E non è solo questione di piante. È questione di persone. Di dignità ritrovata. Come Lassina Kaboré, che prima raccoglieva rifiuti e oggi coltiva lattuga. O come Zarate Ibundo, che ha lasciato il lavoro massacrante di frantumare pietre per dedicarsi all’orto. «Ora posso vivere meglio», dice. E non è retorica.
Questa cintura non è solo un’idea ecologica, ma una risposta integrata: al clima, alla fame, alla disoccupazione. Riduce la temperatura fino a 5°C nelle zone vicine, coinvolge più di 265.000 persone, offre mense scolastiche sostenibili, e una piattaforma online per vendere i prodotti coltivati localmente. E lo fa con una visione chiara: diventare entro il 2040 un modello agroecologico per tutta l’Africa Occidentale.
Ecco, queste erano alcune storie che ci mostrano un’altra faccia della relazione tra esseri umani e ambiente. Storie piccole, medie o grandi, ma comunque dense di significato.
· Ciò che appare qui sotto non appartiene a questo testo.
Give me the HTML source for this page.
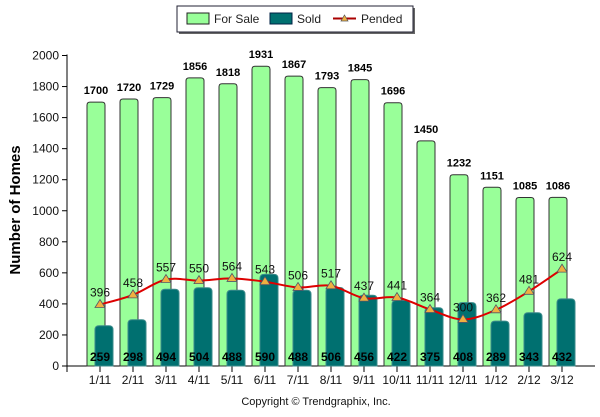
<!DOCTYPE html><html><head><meta charset="utf-8"><style>body{margin:0;background:#fff;font-family:"Liberation Sans",sans-serif}</style></head><body>
<svg id="c" width="600" height="412" xmlns="http://www.w3.org/2000/svg" data-name="chart" data-interactable="false" font-family="Liberation Sans, sans-serif"></svg>
<script>
const categories=["1/11","2/11","3/11","4/11","5/11","6/11","7/11","8/11","9/11","10/11","11/11","12/11","1/12","2/12","3/12"];
const forSale=[1700,1720,1729,1856,1818,1931,1867,1793,1845,1696,1450,1232,1151,1085,1086];
const sold=[259,298,494,504,488,590,488,506,456,422,375,408,289,343,432];
const pended=[396,458,557,550,564,543,506,517,437,441,364,300,362,481,624];
const yTicks=[0,200,400,600,800,1000,1200,1400,1600,1800,2000];
const svg=document.getElementById('c');const NS='http://www.w3.org/2000/svg';
const X0=67,X1=595,Y0=366,Y1=55.5;
const x=i=>X0+(X1-X0)/(categories.length+1)*(i+1);
const y=v=>Y0-(Y0-Y1)*v/2000;
function el(t,a,p){const e=document.createElementNS(NS,t);for(const k in a)e.setAttribute(k,a[k]);(p||svg).appendChild(e);return e;}
function txt(s,a){const e=el('text',a);e.textContent=s;return e;}
// legend
const lg=el('g',{});
lg.setAttribute('data-name','legend');
lg.setAttribute('data-interactable','false');
el('rect',{x:179,y:8,width:236,height:26,fill:'#666'},lg);
el('rect',{x:177,y:6,width:236,height:26,fill:'#fff',stroke:'#223',"stroke-width":1},lg);
el('rect',{x:187,y:13,width:22,height:11,fill:'#99ff99',stroke:'#222'},lg);
txt('For Sale',{x:214,y:23,"font-size":12,fill:'#222'}).setAttribute('data-name','legend-for-sale');
el('rect',{x:270,y:13,width:22,height:11,fill:'#007070',stroke:'#024'},lg);
txt('Sold',{x:297,y:23,"font-size":12,fill:'#222'}).setAttribute('data-name','legend-sold');
el('line',{x1:333,y1:18.5,x2:356,y2:18.5,stroke:'#a00',"stroke-width":2},lg);
el('path',{d:'M344.5 15 L348 21 L341 21Z',fill:'#f0b040',stroke:'#555',"stroke-width":0.7},lg);
txt('Pended',{x:361,y:23,"font-size":12,fill:'#222'}).setAttribute('data-name','legend-pended');
// y axis
el('line',{x1:X0,y1:Y1-1,x2:X0,y2:Y0+6,stroke:'#000'});
el('line',{x1:X0,y1:Y0,x2:X1,y2:Y0,stroke:'#000'});
yTicks.forEach(v=>{el('line',{x1:X0-5,y1:y(v),x2:X0,y2:y(v),stroke:'#000'});
 const t=txt(v,{x:X0-8,y:y(v)+4,"font-size":12,"text-anchor":'end',fill:'#111'});t.setAttribute('data-name','y-tick-label');});
const yt=txt('Number of Homes',{x:0,y:0,"font-size":15,"font-weight":'bold',"text-anchor":'middle',transform:'translate(20,210) rotate(-90)'});
yt.setAttribute('data-name','y-axis-title');
// bars
categories.forEach((c,i)=>{
 const cx=x(i);
 el('line',{x1:cx,y1:Y0,x2:cx,y2:Y0+6,stroke:'#000'});
 const tl=txt(c,{x:cx,y:384,"font-size":12,"text-anchor":'middle',fill:'#111'});tl.setAttribute('data-name','x-tick-label');
 const fy=y(forSale[i]);
 const b=el('path',{d:`M${cx-13} ${Y0} L${cx-13} ${fy+3} Q${cx-13} ${fy} ${cx-10} ${fy} L${cx+2} ${fy} Q${cx+5} ${fy} ${cx+5} ${fy+3} L${cx+5} ${Y0}Z`,fill:'#99ff99',stroke:'#333',"stroke-width":1});
 b.setAttribute('data-name','bar-for-sale');
 b.setAttribute('data-interactable','true');
 const l=txt(forSale[i],{x:cx-4,y:fy-8,"font-size":11,"font-weight":'bold',"text-anchor":'middle'});l.setAttribute('data-name','for-sale-value');
});
categories.forEach((c,i)=>{
 const cx=x(i),sy=y(sold[i]);
 const b=el('path',{d:`M${cx-5} ${Y0} L${cx-5} ${sy+4} Q${cx-5} ${sy} ${cx-1} ${sy} L${cx+9} ${sy} Q${cx+13} ${sy} ${cx+13} ${sy+4} L${cx+13} ${Y0}Z`,fill:'#007070',stroke:'#3a8a8a',"stroke-width":1});
 b.setAttribute('data-name','bar-sold');
 b.setAttribute('data-interactable','true');
 const l=txt(sold[i],{x:cx,y:361,"font-size":12,"font-weight":'bold',"text-anchor":'middle'});l.setAttribute('data-name','sold-value');
});
// pended line (smooth)
const pts=pended.map((v,i)=>[x(i),y(v)]);
let d=`M${pts[0][0]} ${pts[0][1]}`;
for(let i=0;i<pts.length-1;i++){const p0=pts[i-1]||pts[i],p1=pts[i],p2=pts[i+1],p3=pts[i+2]||p2;
 d+=` C${p1[0]+(p2[0]-p0[0])/6} ${p1[1]+(p2[1]-p0[1])/6} ${p2[0]-(p3[0]-p1[0])/6} ${p2[1]-(p3[1]-p1[1])/6} ${p2[0]} ${p2[1]}`;}
const ln=el('path',{d:d,fill:'none',stroke:'#dd0000',"stroke-width":2});
ln.setAttribute('data-name','pended-line');
ln.setAttribute('data-interactable','false');
pts.forEach((p,i)=>{
 const m=el('path',{d:`M${p[0]} ${p[1]-5} L${p[0]+5} ${p[1]+3} L${p[0]-5} ${p[1]+3}Z`,fill:'#f0b040',stroke:'#556',"stroke-width":0.8});
 m.setAttribute('data-name','pended-point');
 m.setAttribute('data-interactable','true');
 const l=txt(pended[i],{x:p[0],y:p[1]-8,"font-size":12,"text-anchor":'middle',fill:'#111'});l.setAttribute('data-name','pended-value');
});
const cp=txt('Copyright © Trendgraphix, Inc.',{x:316,y:405,"font-size":11,"text-anchor":'middle',fill:'#111'});
cp.setAttribute('data-name','copyright');
</script></body></html>
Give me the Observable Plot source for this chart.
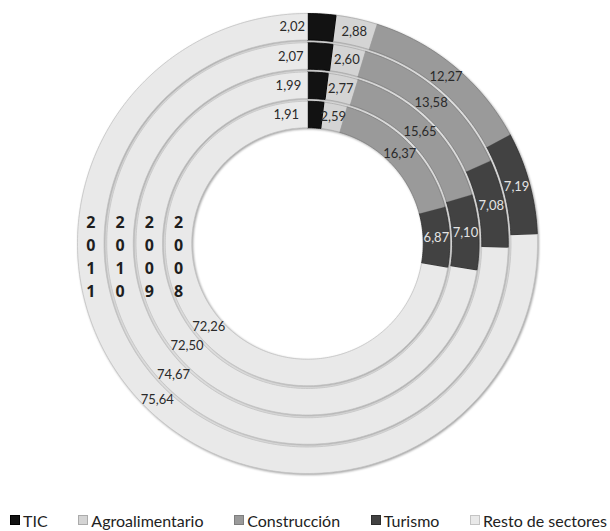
<!DOCTYPE html>
<html>
<head>
<meta charset="utf-8">
<script src="https://cdn.jsdelivr.net/npm/d3@7"></script>
<script src="https://cdn.jsdelivr.net/npm/@observablehq/plot@0.6"></script>
<style>
  html, body { margin: 0; padding: 0; background: #fff; }
  #wrap { width: 610px; height: 531px; position: relative; overflow: hidden; }
  #legend { position: absolute; left: 0; top: 509px; width: 610px; height: 22px;
    display: flex; justify-content: space-between; align-items: center;
    box-sizing: border-box; padding: 0 3px 0 10px;
    font-family: Lato, "Open Sans", sans-serif; font-size: 16px; color: #222; }
  .item { display: flex; align-items: center; white-space: nowrap; }
  .sw { width: 10px; height: 10px; margin-right: 3px; box-sizing: border-box; border: 1px solid #888; }
</style>
</head>
<body>
<div id="wrap"><div id="chart"></div><div id="legend"></div></div>
<script>
// ---- data ----
const years = ["2011", "2010", "2009", "2008"];           // outer ring -> inner ring
const sectors = ["TIC", "Agroalimentario", "Construcción", "Turismo", "Resto de sectores"];
const tic = [2.02, 2.07, 1.99, 1.91];
const agro = [2.88, 2.60, 2.77, 2.59];
const construccion = [12.27, 13.58, 15.65, 16.37];
const turismo = [7.19, 7.08, 7.10, 6.87];
const resto = [75.64, 74.67, 72.50, 72.26];
const colors = ["#121212", "#d4d4d4", "#9a9a9a", "#424242", "#e9e9e9"];
const edgeColors = ["#000000", "#ababab", "#7e7e7e", "#2e2e2e", "#c4c4c4"];
const labelColors = ["#2a2a2a", "#2a2a2a", "#2a2a2a", "#e4e4e4", "#2a2a2a"];

// ---- geometry (units: outer radius = 1) ----
const R = 230;
const pitch = 29.25 / R, thick = 26.5 / R;
const outerR = i => 1 - i * pitch;
const innerR = i => outerR(i) - thick;
const midR = i => outerR(i) - thick / 2;

const series = [tic, agro, construccion, turismo, resto];
const polys = [];
const labels = [];
years.forEach((yr, i) => {
  let cum = 0;
  series.forEach((s, j) => {
    const v = s[i];
    const a0 = cum / 100 * 2 * Math.PI, a1 = (cum + v) / 100 * 2 * Math.PI;
    cum += v;
    const n = Math.max(3, Math.ceil((a1 - a0) / (Math.PI / 180)));
    const id = yr + "-" + j;
    const ro = outerR(i), ri = innerR(i);
    for (let k = 0; k <= n; k++) {
      const a = a0 + (a1 - a0) * k / n;
      polys.push({id, sector: sectors[j], x: ro * Math.sin(a), y: ro * Math.cos(a)});
    }
    for (let k = n; k >= 0; k--) {
      const a = a0 + (a1 - a0) * k / n;
      polys.push({id, sector: sectors[j], x: ri * Math.sin(a), y: ri * Math.cos(a)});
    }
    const am = (a0 + a1) / 2, rm = midR(i);
    labels.push({x: rm * Math.sin(am), y: rm * Math.cos(am), sector: sectors[j],
      text: v.toFixed(2).replace(".", ","), j});
  });
});

const W = 610, H = 490, cx = 307, cy = 243;
const chart = Plot.plot({
  width: W, height: H,
  margin: 0,
  x: {domain: [-cx / R, (W - cx) / R], axis: null},
  y: {domain: [-(H - cy) / R, cy / R], axis: null},
  color: {domain: sectors, range: colors},
  marks: [
    Plot.line(polys, {x: "x", y: "y", z: "id", fill: "sector",
      stroke: d => edgeColors[sectors.indexOf(d.sector)], strokeWidth: 0.8}),
    Plot.text(labels.filter(d => d.j !== 0), {x: "x", y: "y", text: "text",
      fill: d => labelColors[d.j], fontSize: 13, fontFamily: "Lato, 'Open Sans', sans-serif"}),
    Plot.text(labels.filter(d => d.j === 0), {x: "x", y: "y", text: "text", dx: -29,
      fill: labelColors[0], fontSize: 13, fontFamily: "Lato, 'Open Sans', sans-serif"}),
    Plot.text(years, {x: (d, i) => -midR(i), y: -0.05, text: d => d.split("").join("\n"),
      lineHeight: 1.44, fontSize: 16, fontWeight: "bold", fill: "#1e1e1e",
      fontFamily: "'Open Sans', sans-serif"})
  ]
});
const ringGroup = chart.querySelector('g[aria-label="line"]');
if (ringGroup) ringGroup.style.filter = "drop-shadow(1px 1.5px 1.2px rgba(0,0,0,0.38))";
document.getElementById("chart").appendChild(chart);

const legend = document.getElementById("legend");
sectors.forEach((s, j) => {
  const it = document.createElement("div");
  it.className = "item";
  it.innerHTML = `<span class="sw" style="background:${colors[j]};border-color:${edgeColors[j]}"></span><span>${s}</span>`;
  legend.appendChild(it);
});
</script>
</body>
</html>
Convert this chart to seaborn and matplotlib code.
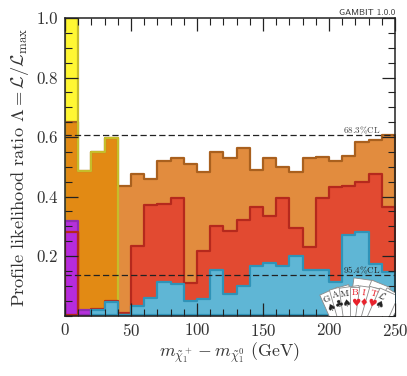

Perché ci raccontano una cosa molto semplice, e molto rivoluzionaria, che in fondo sappiamo, ma che spesso dimentichiamo: la natura non ha bisogno di noi, ma noi abbiamo un disperato bisogno di ristabilire un legame con il resto della vita. Non per salvarla, ma per salvarci. O perlomeno per star meglio.
E allora, in questa (auto-proclamata) prima Giornata mondiale della relazione fra essere umano ed ecosistemi naturali, forse possiamo prenderci un impegno: fare la nostra parte non per salvare il mondo, ma per ritrovare il nostro posto al suo interno. Un posto più integrato, più ridimensionato. E anche più nostro.